The international community’s lack of appropriate action was especially visible this week when European Union diplomats drafted a resolution concerning the Rohingya people issue. According to Reuters, the draft recognizes the “very serious nature of the allegations”, but does not seek for an international investigation to be conducted by the UN Human Rights Council. Instead, EU diplomats chose to rely on “an existing mechanism”, which was based on their close cooperation with the Burmese government. This decision was also motivated by an European willingness to let Myanmar’s local authorities to handle the issue. However, various organizations, including Human Rights Watch, warn that the Burmese government might not be able to conduct the investigation in a proper manner; in a way, this decision  undermines the credibility of European diplomats’ assessment that Burma is capable of dealing with the situation with its own devices. Perhaps one reason for the reluctance towards taking strong action might be the concern that any clear interference of foreign powers in Burmese affairs could negatively affect the balance of political power between the army and the current government, achieved just several years ago.

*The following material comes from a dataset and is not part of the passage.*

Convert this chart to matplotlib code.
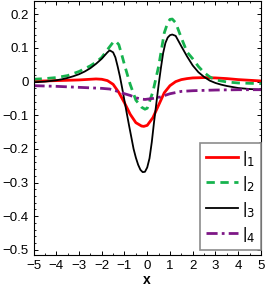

The issue of Rohingya people constitutes a major problem, which if left to resolve on its own may escalate and pose a major threat to international community. A lack of support and the constant violation of human rights from the Burmese authorities may prompt more members of persecuted community into terrorism and extremist acts, whose range can eventually extend outside Burma. Therefore, the significance of the problem should not be neglected by international community. With no clear solution to the crisis, it is crucial to keep it in mind and work towards its possible alleviation.